The Zen state temporarily fizzled, though, when a horde of middle-aged French tourists jeered at a North African woman who was trying to board the tram with some unwieldy bags. She let them have it, but jeez, people; lighten up.
More unpleasant still was when I felt someone lean heavily against me when the tram careened around a corner.
Maybe it was a sense memory from my early days in New York. (I’ll always remember one time when an elderly black woman on the subway kept nudging my foot and signaling with her eyes towards my purse. Once I figured out what in the world she was trying to communicate, I caught the teenager red-handed. And that wasn’t the only time I foiled a robbery attempt.)
So today I instinctively looked down at my purse, which was strapped across my chest and held tight against my front. Nonetheless, it was half unzipped. What skill! What cajones! I turned to look eye-to-eye at the pickpocket—a paunchy man in a polo shirt standing right beside me.
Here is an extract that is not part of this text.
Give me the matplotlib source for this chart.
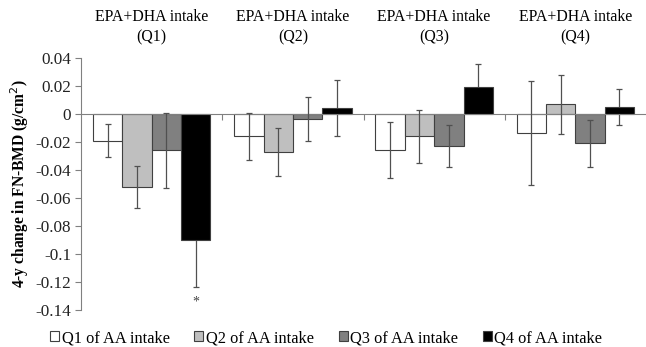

“Get your hand outta my purse,” I said. He just stared back, then inched away, exiting the tram at the next opportunity with a frizzy haired woman (an accomplice? I wonder how they tag-team it).
Given the fact that the tram had “Beware Pickpockets” signs posted all over, I thought it’d be redundant to scream “thief.” Or maybe it was the fact that he went away empty-handed. Or it was my New York nonchalance. Or my jetlagged Zen state of mind. I now think I should probably have made a fuss, rather than let it be between just him and me. Alas, that’s water under the bridge.
But here's the funny part: When I later recounted the story to the night clerk at my pensione, she said these pickpockets gather every morning for coffee in a nearby cafe. Just like they're going off to work. "They probably divvy up the turf," she said.
At least someone has a job, of sorts. She mentioned how many people she sees nowadays eating garbage when she looks out the pensione window that faces a restaurant kitchen. That's a sad state of affairs.
I hope to do my part to flush some cash into Portugal's economy this week—starting tonight with some crispy grilled sardines and fresh vinho verde. I can't fix the world, but I can try to keep the economic engine of tourism grinding along.